Last month I spent several weeks with IMBA’s Trail Solutions staff in Millinocket, as part of our Community Partnership Initiative. During that time we had a chance to talk with local stakeholders about the current trails that exist in the area, the impact of local users, the gaps in opportunity, and of course, the potential for future development. I’ve had the benefit of being part of these conversations in communities around the state, and it never ceases to amaze me that few things tend to illicit as strong a reaction from people in the great outdoors as the trails they use. 

Hiking trails, skiing trails, biking trails, and even trails to the put-in or take-out of a waterway; we all tend to have strongly held opinions about the trails we play on. This trail is too steep! That trail is too easy! This trail is hard to follow, over-used, over grown, too muddy, hard to find, or not groomed correctly. And of course, this trail right here, this trail is awesome!

Like politics, religion, and pints of Ben & Jerry’s, trails can bring out almost irrational levels of reaction and emotion from each of us, good and bad. Want to get people riled up? Walk into your local ski club or mountain bike club and tell the trail work volunteers they should do things differently (nice knowing you friend…). Yet rarely do we stop to consider what it is about our trail experience that’s causing our reactions.  Often in our outdoor pursuits, we’re too busy engaging in the activity to consider the trail we’re on, but we can raise our level of awareness on the trail.

Trail awareness is understanding what’s happening with a certain trail that’s creating our experience of that trail. Almost all of us have had the experience of using a trail and not giving it a second thought. What follows are some prompting questions to get you to tune in the next time you’re out on your local trails. The idea here is not to judge or rank your trails, but rather, just observe, pay attention, and see what you can learn.

  1. What is the trail for? In other words, what’s the point of the trail? Is it to get you to a particular destination, like a summit, or a scenic view? Or is the point of the trail the trail itself? Is it intended to be a place where you can simply experience the sport you’re doing, like snowshoeing or biking?

  2. What is the actual experience of the trail? Does it feel intimate and closed in, or perhaps open and exposed? Does it feel like a lot of people use it, or like you’re the only one that goes there? Is it easy to follow? Does it have signage? Maybe it feels like a secret path no one knows about. Do you get the sense that people take care of the trail, or does it feel like a trail that time forgot? Is it challenging? Boring? Comforting? Slow? Fast? Flowing? Technical? How would you describe it to someone who has never been there?

  3. What is the intended experience of the trail? Does it match your actual experience?

  4. Who is(are) the intended user(s)? Is it a person on foot? Is it mountain biker?
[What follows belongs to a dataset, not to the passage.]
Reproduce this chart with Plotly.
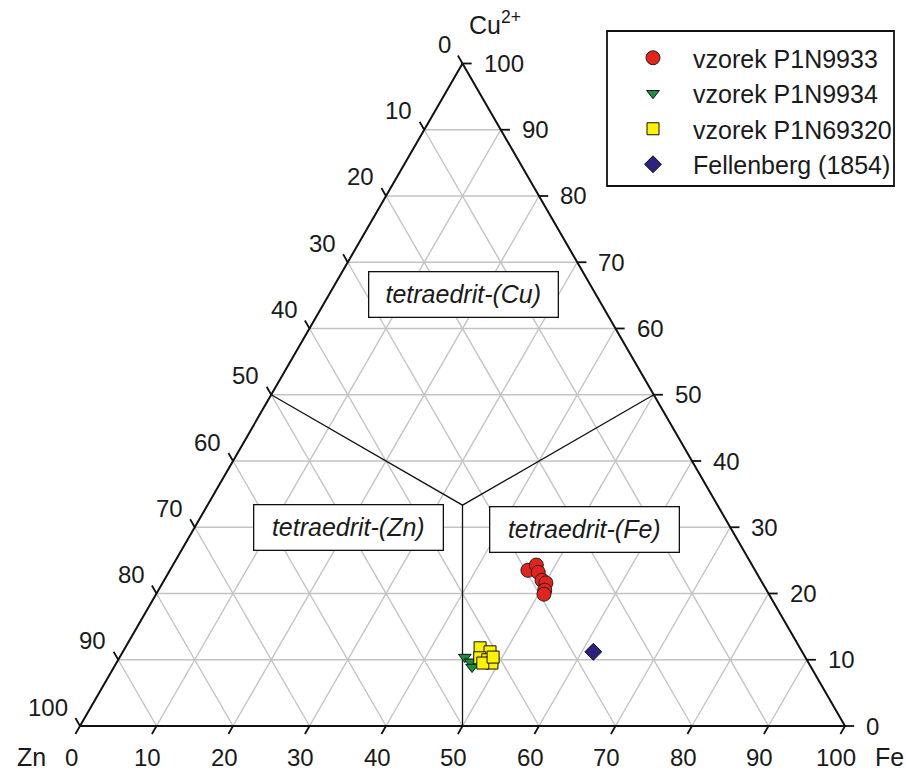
import math
import plotly.graph_objects as go

# ---------------- data (percent, Cu2+ / Zn / Fe) ----------------
p9933_cu = [23.5, 24.3, 23.2, 22.0, 21.6, 20.5, 19.9]
p9933_fe = [46.8, 47.5, 48.3, 49.4, 50.1, 50.5, 50.7]
p9933_zn = [29.7, 28.2, 28.5, 28.6, 28.3, 29.0, 29.4]

p9934_cu = [10.4, 9.7, 8.9]
p9934_fe = [45.1, 46.2, 46.8]
p9934_zn = [44.5, 44.1, 44.3]

p69320_cu = [11.8, 11.2, 10.3, 10.0, 9.5, 9.5, 10.4]
p69320_fe = [46.4, 48.0, 47.1, 48.3, 49.1, 47.9, 48.8]
p69320_zn = [41.8, 40.8, 42.6, 41.7, 41.4, 42.6, 40.8]

fell_cu = [11.2]
fell_fe = [61.5]
fell_zn = [27.3]

tick_values = [0, 10, 20, 30, 40, 50, 60, 70, 80, 90, 100]
series_names = ["vzorek P1N9933", "vzorek P1N9934", "vzorek P1N69320", "Fellenberg (1854)"]
field_names = ["tetraedrit-(Cu)", "tetraedrit-(Zn)", "tetraedrit-(Fe)"]

# ---------------- helpers ----------------
S3 = math.sqrt(3) / 2


def tx(cu, fe):
    return fe + cu / 2.0


def ty(cu):
    return cu * S3


def to_xy(cu_list, fe_list):
    return [tx(c, f) for c, f in zip(cu_list, fe_list)], [ty(c) for c in cu_list]


FONT = "Arial, Liberation Sans, sans-serif"
TXT = "#1a1a1a"

fig = go.Figure()

# grid lines
gx, gy = [], []
for v in tick_values[1:-1]:
    gx += [tx(v, 0), tx(v, 100 - v), None]
    gy += [ty(v), ty(v), None]
    gx += [tx(100 - v, v), tx(0, v), None]
    gy += [ty(100 - v), ty(0), None]
    gx += [tx(100 - v, 0), tx(0, 100 - v), None]
    gy += [ty(100 - v), ty(0), None]
fig.add_trace(go.Scatter(x=gx, y=gy, mode="lines", line=dict(color="#c3c3c3", width=1.4),
                         hoverinfo="skip", showlegend=False))

# field boundaries
c3 = 100 / 3.0
bx = [tx(50, 0), tx(c3, c3), tx(50, 50), None, tx(c3, c3), tx(0, 50)]
by = [ty(50), ty(c3), ty(50), None, ty(c3), ty(0)]
fig.add_trace(go.Scatter(x=bx, y=by, mode="lines", line=dict(color="#111111", width=1.3),
                         hoverinfo="skip", showlegend=False))

# ticks
L = 1.2
kx, ky = [], []
for v in tick_values:
    x0, y0 = tx(100 - v, 0), ty(100 - v)
    kx += [x0, x0 - 0.5 * L, None]
    ky += [y0, y0 + S3 * L, None]
    x0, y0 = tx(v, 100 - v), ty(v)
    kx += [x0, x0 + L, None]
    ky += [y0, y0, None]
    x0, y0 = tx(0, v), ty(0)
    kx += [x0, x0 - 0.5 * L, None]
    ky += [y0, y0 - S3 * L, None]
fig.add_trace(go.Scatter(x=kx, y=ky, mode="lines", line=dict(color="#111111", width=1.8),
                         hoverinfo="skip", showlegend=False))

# triangle outline
fig.add_trace(go.Scatter(x=[tx(0, 0), tx(0, 100), tx(100, 0), tx(0, 0)],
                         y=[ty(0), ty(0), ty(100), ty(0)], mode="lines",
                         line=dict(color="#111111", width=2), hoverinfo="skip", showlegend=False))

# data series
x, y = to_xy(p9933_cu, p9933_fe)
fig.add_trace(go.Scatter(x=x, y=y, mode="markers", name=series_names[0],
                         marker=dict(symbol="circle", size=14, color="#e2241d",
                                     line=dict(color="#2a1a1a", width=1))))
x, y = to_xy(p9934_cu, p9934_fe)
fig.add_trace(go.Scatter(x=x, y=y, mode="markers", name=series_names[1],
                         marker=dict(symbol="triangle-down", size=11, color="#17913f",
                                     line=dict(color="#111111", width=1))))
x, y = to_xy(p69320_cu, p69320_fe)
fig.add_trace(go.Scatter(x=x, y=y, mode="markers", name=series_names[2],
                         marker=dict(symbol="square", size=12, color="#fff200",
                                     line=dict(color="#111111", width=1))))
x, y = to_xy(fell_cu, fell_fe)
fig.add_trace(go.Scatter(x=x, y=y, mode="markers", name=series_names[3],
                         marker=dict(symbol="diamond", size=13, color="#2b2280",
                                     line=dict(color="#111111", width=1))))

ann = []
TF = dict(size=24, family=FONT, color=TXT)
for v in tick_values:
    ann.append(dict(x=tx(100 - v, 0), y=ty(100 - v), text=str(v), showarrow=False,
                    xanchor="right", yanchor="middle", xshift=-10, yshift=19, font=TF))
    ann.append(dict(x=tx(v, 100 - v), y=ty(v), text=str(v), showarrow=False,
                    xanchor="left", yanchor="middle", xshift=19, yshift=0, font=TF))
    ann.append(dict(x=tx(0, v), y=ty(0), text=str(v), showarrow=False,
                    xanchor="center", yanchor="middle", xshift=-9, yshift=-31, font=TF))

LF = dict(size=25, family=FONT, color=TXT)
ann.append(dict(x=tx(0, 0), y=ty(0), text="Zn", showarrow=False, xanchor="center",
                yanchor="middle", xshift=-49, yshift=-31, font=LF))
ann.append(dict(x=tx(0, 100), y=ty(0), text="Fe", showarrow=False, xanchor="center",
                yanchor="middle", xshift=44, yshift=-31, font=LF))
ann.append(dict(x=tx(100, 0), y=ty(100), text="Cu<sup>2+</sup>", showarrow=False, xanchor="left",
                yanchor="middle", xshift=4, yshift=40, font=LF))

field_pos = [(65.2, 17.5), (29.9, 20.1), (29.6, 51.1)]
for name, (cu, fe) in zip(field_names, field_pos):
    ann.append(dict(x=tx(cu, fe), y=ty(cu), text="<i>" + name + "</i>", showarrow=False,
                    xanchor="center", yanchor="middle", width=186, height=42,
                    bgcolor="white", bordercolor="#111111", borderwidth=1.3, borderpad=1,
                    font=LF))

W, H = 906, 773
px_per = 7.65
x_min = -80 / px_per
x_max = (W - 80) / px_per
y_min = -(H - 726) / px_per
y_max = 726 / px_per

fig.update_layout(
    width=W, height=H, margin=dict(l=0, r=0, t=0, b=0),
    paper_bgcolor="white", plot_bgcolor="white",
    xaxis=dict(range=[x_min, x_max], visible=False, fixedrange=True),
    yaxis=dict(range=[y_min, y_max], visible=False, fixedrange=True),
    annotations=ann,
    showlegend=True,
    legend=dict(x=613 / W, y=1 - 35 / H, xanchor="left", yanchor="top",
                bgcolor="rgba(0,0,0,0)", borderwidth=0, itemwidth=70,
                font=LF, tracegroupgap=0),
    shapes=[dict(type="rect", xref="paper", yref="paper",
                 x0=607 / W, x1=894 / W, y0=1 - 186 / H, y1=1 - 31 / H,
                 line=dict(color="#111111", width=1.8), fillcolor="rgba(0,0,0,0)")],
)

fig.write_html("out.html", config={"displayModeBar": False},
               post_script="document.body.style.margin='0px';document.body.style.overflow='hidden';")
A skier? A novice? An expert? Are you the intended user, or are you the exception?

  5. Who is(are) the actual user(s)? Aside from you and your friends, who do you see most using the trail? Are they the intended users? Why or why not?

  6. How sustainable is the trail? Is it holding up to user traffic? Are there constant wet areas? Is the trail getting rockier over time, muddier over time, or wider over time? Are there places where users have blazed short cuts or new routes around certain features? Is the trail full of debris and blow downs? Does it get cleared regularly? Does it get used enough so that it’s not overgrown? If it’s a winter trail, does it get groomed or broken in regularly? Are there bridges or other constructed features that get neglected and need work? What would the trail look like if no one used it for a season? What would it look like if thousands of people used it in a week?

When it comes to trail design and construction, there are a lot of opinions about what constitutes good vs. bad practices. To make the issue even more complicated, these opinions can change by region, by soil type, by season, and by user. Regardless of this, it’s hard to argue that the most successful trails and trail systems utilize good planning before design and construction, and good planning seeks to answer the questions above before a trail ever comes to life. 

Answering these questions, though, requires having trail awareness. So whether you’re interested in developing new trails where you live, or you’re just an avid trail user, begin developing greater trail awareness. It will enhance your experience and make you a stronger advocate for, and smarter user of, the places you use to get outside and play.